The euro may become a “weaker entity” or even lose some members unless its 16 participants cooperate more closely on fiscal policy, according to Pacific Investment Management Co.
Pimco, which runs the world’s biggest mutual fund, is “cautious” on the region’s government debt, said Andrew Balls, the company’s head of European portfolio management. While Europe’s most-indebted nations are reducing spending, it’s not yet clear the cuts won’t weigh on economic growth, he said.
“The range of possible outcomes includes the preservation of the current euro-zone, albeit as a weaker entity unless urgent progress is made on a deeper fiscal union, or one or more euro-zone members restructuring their debt and also the possible exit of a current member country,” Balls wrote in a research report received by e-mail today.

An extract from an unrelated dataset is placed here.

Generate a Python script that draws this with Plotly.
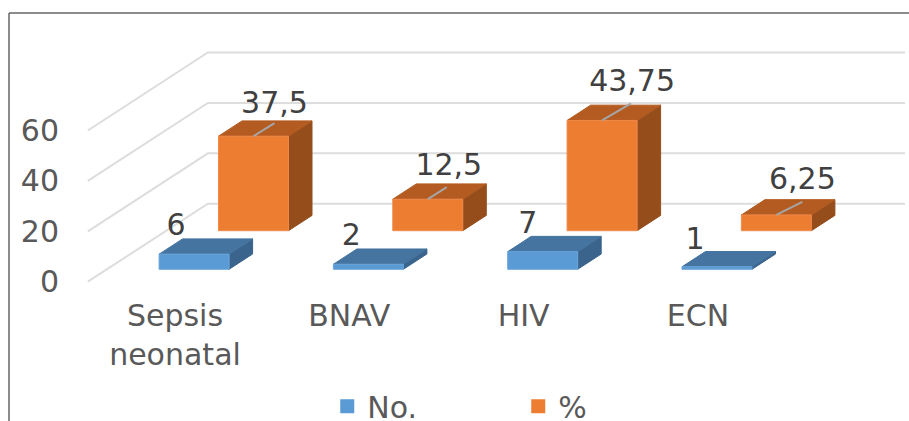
import plotly.graph_objects as go

# ---- data ----
categories = ["Sepsis<br>neonatal", "BNAV", "HIV", "ECN"]
no_values = [6, 2, 7, 1]
pct_values = [37.5, 12.5, 43.75, 6.25]
no_labels = ["6", "2", "7", "1"]
pct_labels = ["37,5", "12,5", "43,75", "6,25"]
y_ticks = [0, 20, 40, 60]

# ---- layout constants (pixels of the 909x421 page) ----
W, H = 909, 421
PLOT_L, PLOT_R, PLOT_T, PLOT_B = 60, 909, 13, 295
CAT0_PX, CAT_PX = 175.0, 174.3      # pixel of category 0 on the front floor edge; pixels per category
ZERO_PX, UNIT_PX = 281.7, 2.52      # pixel of value 0 on front edge; pixels per value unit
DEPTH_DX, DEPTH_DY = 120.0, 78.0    # pixels spanned by the full floor depth

sx = DEPTH_DX / CAT_PX
sy = DEPTH_DY / UNIT_PX

def proj(cat, val, z):
    """Oblique projection of (category, value, depth) to the 2-D axes."""
    return cat + z * sx, val + z * sy

HALF = 35 / CAT_PX
Z_NO, Z_PCT, DZ = 0.159, 0.654, 0.196

FONT = "DejaVu Sans"
GREY = "#595959"
FS = 30

fig = go.Figure()

# ---- floor and wall gridlines ----
gx, gy = [], []
for t in y_ticks:
    for c, z in [(-0.5, 0), (-0.5, 1), (3.5, 1)]:
        px_, py_ = proj(c, t, z)
        gx.append(px_); gy.append(py_)
    gx.append(None); gy.append(None)
fig.add_trace(go.Scatter(x=gx, y=gy, mode="lines", line=dict(color="#DDDDDD", width=2),
                         showlegend=False, hoverinfo="skip"))

def bars(values, z0, front, top, side, edge):
    fx, fy, tx, ty, ax, ay = [], [], [], [], [], []
    for i, v in enumerate(values):
        l, r = i - HALF, i + HALF
        for (xs, ys, corners) in [
            (fx, fy, [(l, 0, z0), (r, 0, z0), (r, v, z0), (l, v, z0), (l, 0, z0)]),
            (tx, ty, [(l, v, z0), (r, v, z0), (r, v, z0 + DZ), (l, v, z0 + DZ), (l, v, z0)]),
            (ax, ay, [(r, 0, z0), (r, 0, z0 + DZ), (r, v, z0 + DZ), (r, v, z0), (r, 0, z0)]),
        ]:
            for c in corners:
                p = proj(*c)
                xs.append(p[0]); ys.append(p[1])
            xs.append(None); ys.append(None)
    for xs, ys, col, ln in [(ax, ay, side, side), (tx, ty, top, top), (fx, fy, front, edge)]:
        fig.add_trace(go.Scatter(x=xs, y=ys, mode="lines", fill="toself", fillcolor=col,
                                 line=dict(color=ln, width=1), showlegend=False, hoverinfo="skip"))

bars(pct_values, Z_PCT, "#ED7D31", "#B35B20", "#954E1B", "#F0894A")
bars(no_values, Z_NO, "#5B9BD5", "#44749F", "#3A648C", "#6BA6DA")

# ---- leader lines for the % labels ----
pct_leader_dx = [21, 19, 29, 26]
pct_leader_dy = [13, 12, 17, 13]
lx, ly = [], []
for i, v in enumerate(pct_values):
    p = proj(i, v, Z_PCT)
    lx += [p[0], p[0] + pct_leader_dx[i] / CAT_PX, None]
    ly += [p[1], p[1] + pct_leader_dy[i] / UNIT_PX, None]
fig.add_trace(go.Scatter(x=lx, y=ly, mode="lines", line=dict(color="#A6A6A6", width=2),
                         showlegend=False, hoverinfo="skip"))

# ---- data labels ----
pct_label_dx = [21, 21, 30, 26]
pct_label_dy = [31, 32, 37, 33]
no_label_dx = [-18, -17, -15, -22]
no_label_dy = [27, 27, 26, 25]
for vals, z0, texts, dxs, dys in [(pct_values, Z_PCT, pct_labels, pct_label_dx, pct_label_dy),
                                  (no_values, Z_NO, no_labels, no_label_dx, no_label_dy)]:
    xs, ys = [], []
    for i, v in enumerate(vals):
        p = proj(i, v, z0)
        xs.append(p[0] + dxs[i] / CAT_PX)
        ys.append(p[1] + dys[i] / UNIT_PX)
    fig.add_trace(go.Scatter(x=xs, y=ys, mode="text", text=texts, textposition="middle center",
                             textfont=dict(family=FONT, size=FS, color="#404040"),
                             showlegend=False, hoverinfo="skip", cliponaxis=False))

# ---- legend entries ----
for name, col in [("No.", "#5B9BD5"), ("%", "#ED7D31")]:
    fig.add_trace(go.Scatter(x=[None], y=[None], mode="markers", name=name,
                             marker=dict(symbol="square", size=16, color=col,
                                         line=dict(color=col, width=4))))

plot_w = PLOT_R - PLOT_L
plot_h = PLOT_B - PLOT_T
fig.update_layout(
    width=W, height=H, autosize=False,
    margin=dict(l=PLOT_L, r=W - PLOT_R, t=PLOT_T, b=H - PLOT_B, pad=0),
    paper_bgcolor="white", plot_bgcolor="white",
    font=dict(family=FONT, size=FS, color=GREY),
    xaxis=dict(range=[(PLOT_L - CAT0_PX) / CAT_PX, (PLOT_R - CAT0_PX) / CAT_PX],
               tickvals=list(range(len(categories))), ticktext=categories,
               showgrid=False, zeroline=False, showline=False, ticks="", ticklabelstandoff=0,
               tickfont=dict(family=FONT, size=FS, color=GREY)),
    yaxis=dict(range=[(ZERO_PX - PLOT_B) / UNIT_PX, (ZERO_PX - PLOT_T) / UNIT_PX],
               tickvals=y_ticks, showgrid=False, zeroline=False, showline=False, ticks="",
               tickfont=dict(family=FONT, size=FS, color=GREY)),
    legend=dict(orientation="h", xref="container", yref="container", x=0.36, y=0.097,
                xanchor="left", yanchor="top", entrywidth=146, entrywidthmode="pixels",
                itemsizing="constant", font=dict(family=FONT, size=FS, color=GREY),
                bgcolor="rgba(0,0,0,0)", tracegroupgap=0),
    shapes=[
        dict(type="line", xref="paper", yref="paper",
             x0=(9 - PLOT_L) / plot_w, x1=(9 - PLOT_L) / plot_w,
             y0=(PLOT_B - H) / plot_h, y1=1, line=dict(color="#666666", width=1.5)),
        dict(type="line", xref="paper", yref="paper",
             x0=(9 - PLOT_L) / plot_w, x1=1, y0=1, y1=1, line=dict(color="#666666", width=1.5)),
    ],
)

fig.write_html("out.html", config=dict(displayModeBar=False),
               post_script="document.body.style.margin='0';document.body.style.overflow='hidden';")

German 10-year bund yields touched 2.5 percent on June 8, the lowest since at least 1989, amid speculation that weaker euro-region economies will be overwhelmed by their debts, stoking demand for the perceived safety of German fixed-income assets. The crisis drove the 16-nation currency down 20 percent between Nov. 25 and the end of last week.
Soaring bond yields in so-called peripheral euro-region nations, including Greece, Ireland and Portugal, forced the European Union to craft a 750 billion-euro ($913 billion) rescue package and the European Central Bank to start buying government bonds on last month.
‘Wait for Evidence’
“We think it is prudent to remain underweight European sovereign risk and to wait for evidence that countries with stressed debt dynamics can deliver on fiscal consolidation without undermining growth in their economies,” Balls said.
A so-called “underweight” position means the company holds a smaller proportion of the securities than the amounts in the indexes where it measures its performance.
The premium that investors demand to hold Greek 10-year government bonds over benchmark German bunds widened six basis points to 568 basis points as of 1:40 p.m. in London. The so-called yield spread between German and Irish 10-year bonds was little changed at 255 basis points, while the Portuguese-German spread widened five basis points to 258 basis points.
“We remain positive on core duration and German bunds,” Balls said. “But given the potential for euro-zone governments or the ECB to be drawn deeper into providing support, we do not see German bunds as offering significant advantages over the secular horizon compared with U.S. Treasuries.”
German government bonds returned 7 percent this year, compared with 4.5 percent for U.S. Treasuries and 5.3 percent for U.K. gilts, according to indexes compiled by Bank of America Merrill Lynch.